##### Information shown

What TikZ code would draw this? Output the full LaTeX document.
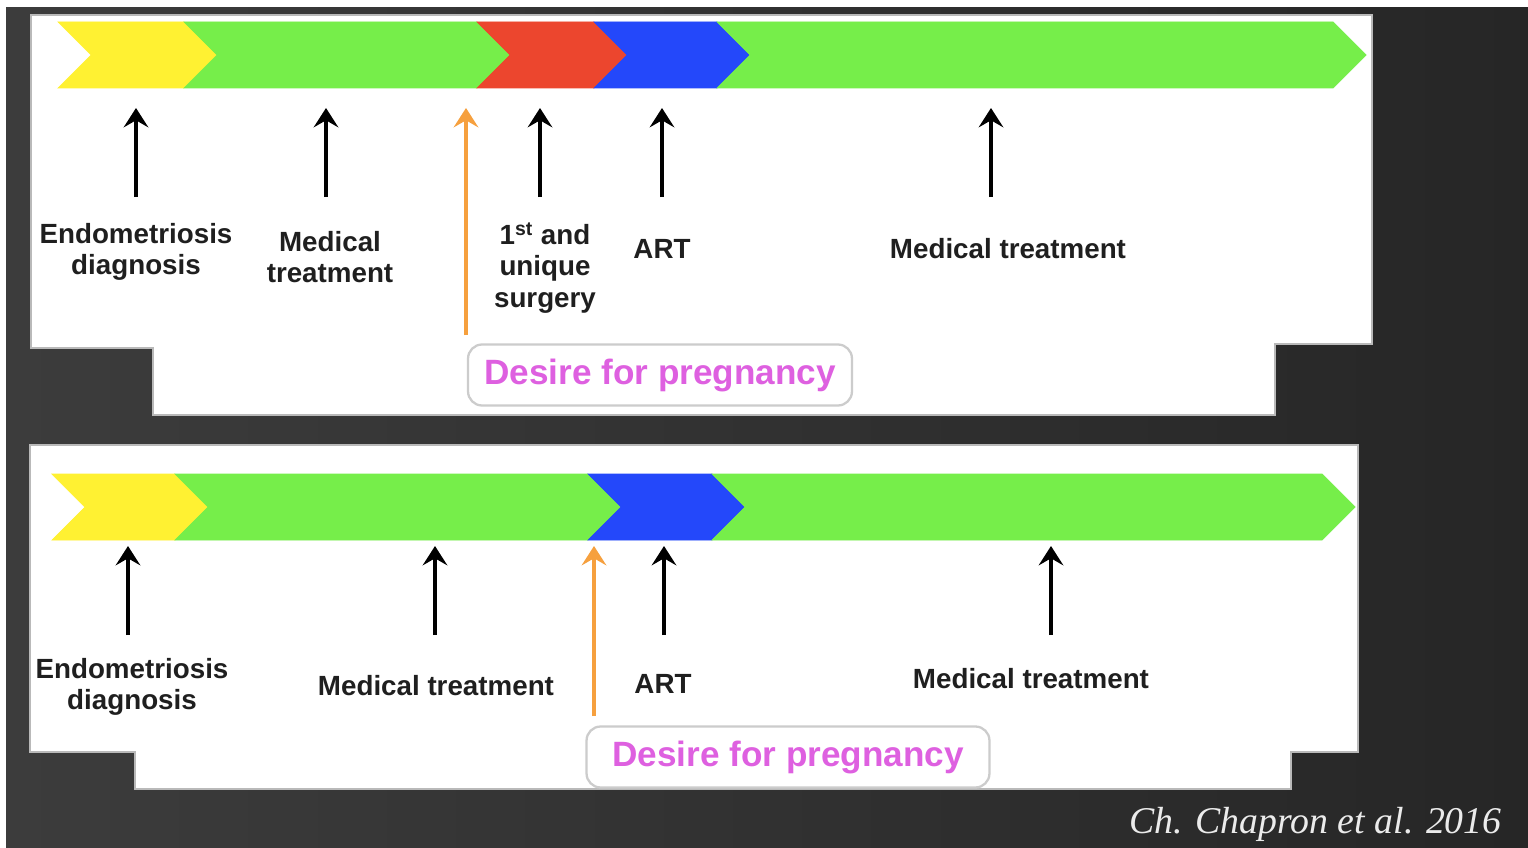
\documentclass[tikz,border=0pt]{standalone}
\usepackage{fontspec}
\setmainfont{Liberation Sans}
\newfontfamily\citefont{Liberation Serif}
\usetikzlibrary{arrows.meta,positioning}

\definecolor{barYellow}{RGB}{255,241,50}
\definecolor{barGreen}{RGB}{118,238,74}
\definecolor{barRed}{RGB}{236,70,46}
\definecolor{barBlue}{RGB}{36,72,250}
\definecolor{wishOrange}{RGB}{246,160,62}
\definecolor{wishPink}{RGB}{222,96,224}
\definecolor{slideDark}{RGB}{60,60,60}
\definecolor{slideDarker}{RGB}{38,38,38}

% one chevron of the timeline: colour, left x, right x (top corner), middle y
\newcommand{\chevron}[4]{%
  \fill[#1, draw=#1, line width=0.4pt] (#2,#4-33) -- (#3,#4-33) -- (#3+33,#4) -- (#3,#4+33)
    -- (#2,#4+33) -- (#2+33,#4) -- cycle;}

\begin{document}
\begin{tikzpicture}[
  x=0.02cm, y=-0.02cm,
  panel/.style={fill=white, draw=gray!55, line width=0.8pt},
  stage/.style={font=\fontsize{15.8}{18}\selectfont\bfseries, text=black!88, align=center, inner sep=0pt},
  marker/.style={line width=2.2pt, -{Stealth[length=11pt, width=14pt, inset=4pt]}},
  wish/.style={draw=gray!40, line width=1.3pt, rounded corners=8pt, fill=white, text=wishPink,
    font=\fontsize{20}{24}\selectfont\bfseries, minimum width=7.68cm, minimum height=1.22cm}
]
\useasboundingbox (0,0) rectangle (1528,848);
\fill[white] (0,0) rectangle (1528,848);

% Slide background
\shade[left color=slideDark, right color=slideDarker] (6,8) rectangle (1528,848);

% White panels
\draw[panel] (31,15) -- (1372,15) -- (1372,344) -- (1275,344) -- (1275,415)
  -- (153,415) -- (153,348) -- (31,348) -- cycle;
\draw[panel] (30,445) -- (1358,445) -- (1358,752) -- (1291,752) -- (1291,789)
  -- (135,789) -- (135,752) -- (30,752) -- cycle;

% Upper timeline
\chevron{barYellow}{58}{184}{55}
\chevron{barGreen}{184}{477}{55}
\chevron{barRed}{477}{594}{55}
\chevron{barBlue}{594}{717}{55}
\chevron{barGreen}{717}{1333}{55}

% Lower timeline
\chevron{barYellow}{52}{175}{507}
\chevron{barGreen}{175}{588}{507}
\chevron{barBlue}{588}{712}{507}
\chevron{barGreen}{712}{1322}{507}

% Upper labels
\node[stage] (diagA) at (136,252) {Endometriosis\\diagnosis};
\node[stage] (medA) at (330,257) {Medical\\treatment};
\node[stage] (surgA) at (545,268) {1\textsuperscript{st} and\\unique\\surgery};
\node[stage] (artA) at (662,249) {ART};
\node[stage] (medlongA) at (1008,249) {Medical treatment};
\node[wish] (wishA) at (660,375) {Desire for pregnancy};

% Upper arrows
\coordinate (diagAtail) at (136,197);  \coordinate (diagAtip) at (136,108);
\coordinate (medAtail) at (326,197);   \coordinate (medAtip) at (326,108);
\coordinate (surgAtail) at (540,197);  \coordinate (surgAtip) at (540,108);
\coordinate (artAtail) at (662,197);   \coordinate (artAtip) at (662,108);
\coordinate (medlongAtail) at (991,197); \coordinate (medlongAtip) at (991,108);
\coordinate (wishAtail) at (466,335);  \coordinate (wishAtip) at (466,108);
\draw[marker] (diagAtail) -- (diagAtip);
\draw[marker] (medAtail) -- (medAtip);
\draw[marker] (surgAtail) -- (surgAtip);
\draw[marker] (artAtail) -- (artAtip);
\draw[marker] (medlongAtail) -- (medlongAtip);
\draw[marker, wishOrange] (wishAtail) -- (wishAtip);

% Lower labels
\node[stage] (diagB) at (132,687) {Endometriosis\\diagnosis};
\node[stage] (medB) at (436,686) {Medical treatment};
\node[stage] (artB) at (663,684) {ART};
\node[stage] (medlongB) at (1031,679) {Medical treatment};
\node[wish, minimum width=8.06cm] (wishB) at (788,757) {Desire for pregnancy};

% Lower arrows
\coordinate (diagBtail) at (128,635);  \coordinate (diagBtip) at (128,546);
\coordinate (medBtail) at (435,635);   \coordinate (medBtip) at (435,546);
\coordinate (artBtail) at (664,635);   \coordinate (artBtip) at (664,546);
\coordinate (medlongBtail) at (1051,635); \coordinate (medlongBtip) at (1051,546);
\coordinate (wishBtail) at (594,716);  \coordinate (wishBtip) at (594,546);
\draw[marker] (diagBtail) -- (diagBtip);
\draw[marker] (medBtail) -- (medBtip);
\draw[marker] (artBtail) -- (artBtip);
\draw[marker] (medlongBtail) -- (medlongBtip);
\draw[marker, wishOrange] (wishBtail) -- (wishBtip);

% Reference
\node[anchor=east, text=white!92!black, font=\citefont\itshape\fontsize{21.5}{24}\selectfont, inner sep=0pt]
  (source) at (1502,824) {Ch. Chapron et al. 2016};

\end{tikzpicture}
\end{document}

##########

Goal
Write out again every line above exactly as given; the pictures do not belong in the copy.

Task answer
What TikZ code would draw this? Output the full LaTeX document.
\documentclass[tikz,border=0pt]{standalone}
\usepackage{fontspec}
\setmainfont{Liberation Sans}
\newfontfamily\citefont{Liberation Serif}
\usetikzlibrary{arrows.meta,positioning}

\definecolor{barYellow}{RGB}{255,241,50}
\definecolor{barGreen}{RGB}{118,238,74}
\definecolor{barRed}{RGB}{236,70,46}
\definecolor{barBlue}{RGB}{36,72,250}
\definecolor{wishOrange}{RGB}{246,160,62}
\definecolor{wishPink}{RGB}{222,96,224}
\definecolor{slideDark}{RGB}{60,60,60}
\definecolor{slideDarker}{RGB}{38,38,38}

% one chevron of the timeline: colour, left x, right x (top corner), middle y
\newcommand{\chevron}[4]{%
  \fill[#1, draw=#1, line width=0.4pt] (#2,#4-33) -- (#3,#4-33) -- (#3+33,#4) -- (#3,#4+33)
    -- (#2,#4+33) -- (#2+33,#4) -- cycle;}

\begin{document}
\begin{tikzpicture}[
  x=0.02cm, y=-0.02cm,
  panel/.style={fill=white, draw=gray!55, line width=0.8pt},
  stage/.style={font=\fontsize{15.8}{18}\selectfont\bfseries, text=black!88, align=center, inner sep=0pt},
  marker/.style={line width=2.2pt, -{Stealth[length=11pt, width=14pt, inset=4pt]}},
  wish/.style={draw=gray!40, line width=1.3pt, rounded corners=8pt, fill=white, text=wishPink,
    font=\fontsize{20}{24}\selectfont\bfseries, minimum width=7.68cm, minimum height=1.22cm}
]
\useasboundingbox (0,0) rectangle (1528,848);
\fill[white] (0,0) rectangle (1528,848);

% Slide background
\shade[left color=slideDark, right color=slideDarker] (6,8) rectangle (1528,848);

% White panels
\draw[panel] (31,15) -- (1372,15) -- (1372,344) -- (1275,344) -- (1275,415)
  -- (153,415) -- (153,348) -- (31,348) -- cycle;
\draw[panel] (30,445) -- (1358,445) -- (1358,752) -- (1291,752) -- (1291,789)
  -- (135,789) -- (135,752) -- (30,752) -- cycle;

% Upper timeline
\chevron{barYellow}{58}{184}{55}
\chevron{barGreen}{184}{477}{55}
\chevron{barRed}{477}{594}{55}
\chevron{barBlue}{594}{717}{55}
\chevron{barGreen}{717}{1333}{55}

% Lower timeline
\chevron{barYellow}{52}{175}{507}
\chevron{barGreen}{175}{588}{507}
\chevron{barBlue}{588}{712}{507}
\chevron{barGreen}{712}{1322}{507}

% Upper labels
\node[stage] (diagA) at (136,252) {Endometriosis\\diagnosis};
\node[stage] (medA) at (330,257) {Medical\\treatment};
\node[stage] (surgA) at (545,268) {1\textsuperscript{st} and\\unique\\surgery};
\node[stage] (artA) at (662,249) {ART};
\node[stage] (medlongA) at (1008,249) {Medical treatment};
\node[wish] (wishA) at (660,375) {Desire for pregnancy};

% Upper arrows
\coordinate (diagAtail) at (136,197);  \coordinate (diagAtip) at (136,108);
\coordinate (medAtail) at (326,197);   \coordinate (medAtip) at (326,108);
\coordinate (surgAtail) at (540,197);  \coordinate (surgAtip) at (540,108);
\coordinate (artAtail) at (662,197);   \coordinate (artAtip) at (662,108);
\coordinate (medlongAtail) at (991,197); \coordinate (medlongAtip) at (991,108);
\coordinate (wishAtail) at (466,335);  \coordinate (wishAtip) at (466,108);
\draw[marker] (diagAtail) -- (diagAtip);
\draw[marker] (medAtail) -- (medAtip);
\draw[marker] (surgAtail) -- (surgAtip);
\draw[marker] (artAtail) -- (artAtip);
\draw[marker] (medlongAtail) -- (medlongAtip);
\draw[marker, wishOrange] (wishAtail) -- (wishAtip);

% Lower labels
\node[stage] (diagB) at (132,687) {Endometriosis\\diagnosis};
\node[stage] (medB) at (436,686) {Medical treatment};
\node[stage] (artB) at (663,684) {ART};
\node[stage] (medlongB) at (1031,679) {Medical treatment};
\node[wish, minimum width=8.06cm] (wishB) at (788,757) {Desire for pregnancy};

% Lower arrows
\coordinate (diagBtail) at (128,635);  \coordinate (diagBtip) at (128,546);
\coordinate (medBtail) at (435,635);   \coordinate (medBtip) at (435,546);
\coordinate (artBtail) at (664,635);   \coordinate (artBtip) at (664,546);
\coordinate (medlongBtail) at (1051,635); \coordinate (medlongBtip) at (1051,546);
\coordinate (wishBtail) at (594,716);  \coordinate (wishBtip) at (594,546);
\draw[marker] (diagBtail) -- (diagBtip);
\draw[marker] (medBtail) -- (medBtip);
\draw[marker] (artBtail) -- (artBtip);
\draw[marker] (medlongBtail) -- (medlongBtip);
\draw[marker, wishOrange] (wishBtail) -- (wishBtip);

% Reference
\node[anchor=east, text=white!92!black, font=\citefont\itshape\fontsize{21.5}{24}\selectfont, inner sep=0pt]
  (source) at (1502,824) {Ch. Chapron et al. 2016};

\end{tikzpicture}
\end{document}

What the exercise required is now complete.